Totally. And I love playing with a band. I’m a dancer too, and I miss that element when I play the piano. It’s not a very percussive instrument. Well, I guess it can be, but not really. There’s something special when you’re vibing and communicating with your instrumentals on stage, those moments where you all know what you want to do. But the other thing that I really love about playing just solo is that I take so much pride in my lyrics. I feel like in this last year, I was so happy because I was able to emphasize and focus on the lyrics, which I feel like sometimes when you do play live in a band, some of those things can get lost, especially when it’s upbeat and fast. I’m really happy that I get to showcase those lyrics that I worked so hard on.
What do you hope people take away from Love Songs?
I love to share my music, and I always hope people enjoy it. Every time I go back and re-listen to some of these songs, it just takes me back to a certain point in my life. I was at a very specific point in my life, and now I’m in a much happier in my life. I’m in a happier, requited relationship. When I think of this collection of songs, it’s just so…unabashedly, shamelessly, heart-on-my-sleeve, un-regrettable, giving love away. I’m in this mode of, “I don’t even care, just take it, I know you don’t love me, but just take it.” It’s very innocent and naive, and it’s really sad, but it’s also just a great thing. I think that we’re so scared to give love away because we’re so scared that it’s not going to be reciprocated. It’s scary. I lived it. Everyone lives it. But I just think that this is such an exemplary collection of music. It just basks and wallows in that unrequited desperation and shameless love. It’s like a pitifully beautiful thing.
I always say that I write songs whenever I feel like there isn’t one [for that thing I’m looking for]. I’m like, “I need this song to listen to right now,” and I realize it’s not there, so I’m like “Oh, I guess I have to write it.” I don’t like to use the word jaded, and I feel like I’ve thrown myself into situations that are hopeless from the beginning. But I totally “love” un-jadedly [sic]. It’s such a good thing. Like, why not give it away? If you get hurt, whatever, but you’re never gonna regret giving too much love away, because you always regret not giving enough. That’s the whole idea for this album, so I hope that’s what people take from it.

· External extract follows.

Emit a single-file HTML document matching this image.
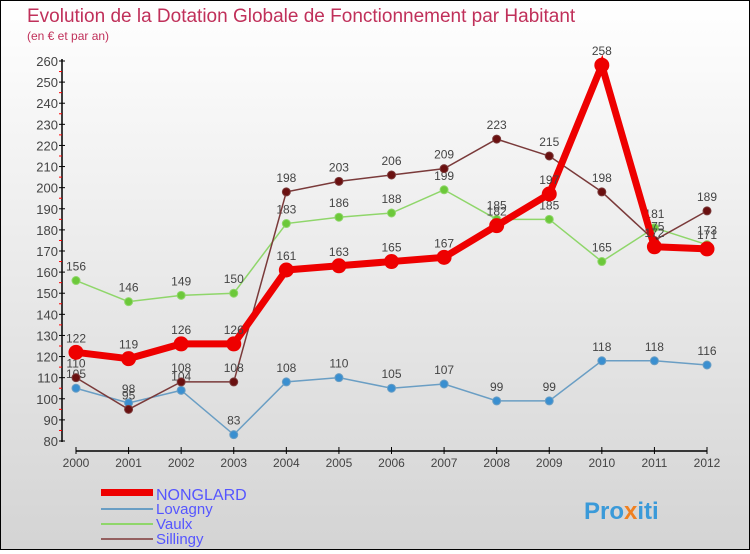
<!DOCTYPE html>
<html><head><meta charset="utf-8"><style>
body{margin:0}
#c{width:748px;height:548px;border:1px solid #000;background:linear-gradient(#fff,#d4d4d4);position:relative;font-family:"Liberation Sans",sans-serif}
</style></head><body>
<div id="c">
<svg id="s" width="748" height="548" xmlns="http://www.w3.org/2000/svg">
<text x="26" y="21" font-size="19" fill="#c0305a">Evolution de la Dotation Globale de Fonctionnement par Habitant</text>
<text x="26" y="39" font-size="12" fill="#c0305a">(en € et par an)</text>
<g id="ax"></g><g id="ser"></g>
<g>
<rect x="100" y="488" width="52" height="7" fill="#e00"/>
<text x="155" y="499" font-size="16" fill="#5555ff">NONGLARD</text>
<rect x="100" y="507" width="52" height="2" fill="#6a9ec4"/>
<text x="155" y="513" font-size="15" fill="#5555ff">Lovagny</text>
<rect x="100" y="522" width="52" height="2" fill="#8fd66a"/>
<text x="155" y="528" font-size="15" fill="#5555ff">Vaulx</text>
<rect x="100" y="537" width="52" height="2" fill="#946060"/>
<text x="155" y="543" font-size="15" fill="#5555ff">Sillingy</text>
</g>
<text x="583" y="518" font-size="24" font-weight="bold" fill="#3a9ad9">Pro<tspan fill="#f08020">x</tspan>iti</text>
</svg></div>
<script>
const years=[2000,2001,2002,2003,2004,2005,2006,2007,2008,2009,2010,2011,2012];
const nonglard=[122,119,126,126,161,163,165,167,182,197,258,172,171];
const lovagny=[105,98,104,83,108,110,105,107,99,99,118,118,116];
const vaulx=[156,146,149,150,183,186,188,199,185,185,165,181,173];
const sillingy=[110,95,108,108,198,203,206,209,223,215,198,175,189];
const yTicks=[80,90,100,110,120,130,140,150,160,170,180,190,200,210,220,230,240,250,260];
const NS="http://www.w3.org/2000/svg";
const X=i=>75+i*(706-75)/12;
const Y=v=>440-(v-80)*380/180;
function mk(t,a,p){const e=document.createElementNS(NS,t);for(const k in a)e.setAttribute(k,a[k]);p.appendChild(e);return e;}
const ax=document.getElementById('ax');
let l=mk('line',{x1:61,y1:58,x2:61,y2:441,stroke:'#000','stroke-width':1.5},ax);


l=mk('line',{x1:75,y1:450,x2:706,y2:450,stroke:'#000','stroke-width':1.5},ax);


yTicks.forEach(v=>{
 mk('line',{x1:58,y1:Y(v),x2:64,y2:Y(v),stroke:'#000'},ax);
 if(v<260)mk('line',{x1:58,y1:Y(v+5),x2:61,y2:Y(v+5),stroke:'#f00'},ax);
 const t=mk('text',{x:57,y:Y(v)+5,'font-size':13,fill:'#444','text-anchor':'end'},ax);t.textContent=v;
 
 
});
years.forEach((y,i)=>{
 mk('line',{x1:X(i),y1:446,x2:X(i),y2:453,stroke:'#000'},ax);
 const t=mk('text',{x:X(i),y:466,'font-size':12,fill:'#444','text-anchor':'middle'},ax);t.textContent=y;
 
 
});
const ser=document.getElementById('ser');
function draw(vals,col,dot,w,r,name){
 const g=mk('g',{},ser);
 
 
 mk('polyline',{points:vals.map((v,i)=>X(i)+','+Y(v)).join(' '),fill:'none',stroke:col,'stroke-width':w},g);
 vals.forEach((v,i)=>{
  const c=mk('circle',{cx:X(i),cy:Y(v),r:r,fill:dot,stroke:col},g);
  
  
  const t=mk('text',{x:X(i),y:Y(v)-10,'font-size':12,fill:'#444','text-anchor':'middle'},g);t.textContent=v;
  
  
 });
}
draw(lovagny,'#6a9ec4','#3a8fd0',1.5,4,'lovagny');
draw(vaulx,'#8fd66a','#6cc83a',1.5,4,'vaulx');
draw(sillingy,'#7a3a3a','#6a1010',1.5,4,'sillingy');
draw(nonglard,'#ee0000','#ee0000',7,7,'nonglard');
</script>
</body></html>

Last question: what does music mean to you?
That’s like asking me what the meaning of life is. (laughs) I know it’s everything to me, but what does it mean? Hmmm. I love music, and it’s feeling to me. It’s a way that we can remind ourselves and also bask in being human, and enjoy the feeling that life brings. I feel like music is just an avenue to help us relish in being human beings, you know? We obviously live, go to work, we rush through our lives, we have things to do, but in the meantime, we’ve got our music to enjoy. It’s our entertainment and it’s fun like that, but I really think that music is just a way for us to enhance, feel, and remember, and remind ourselves of those important feelings in our lives.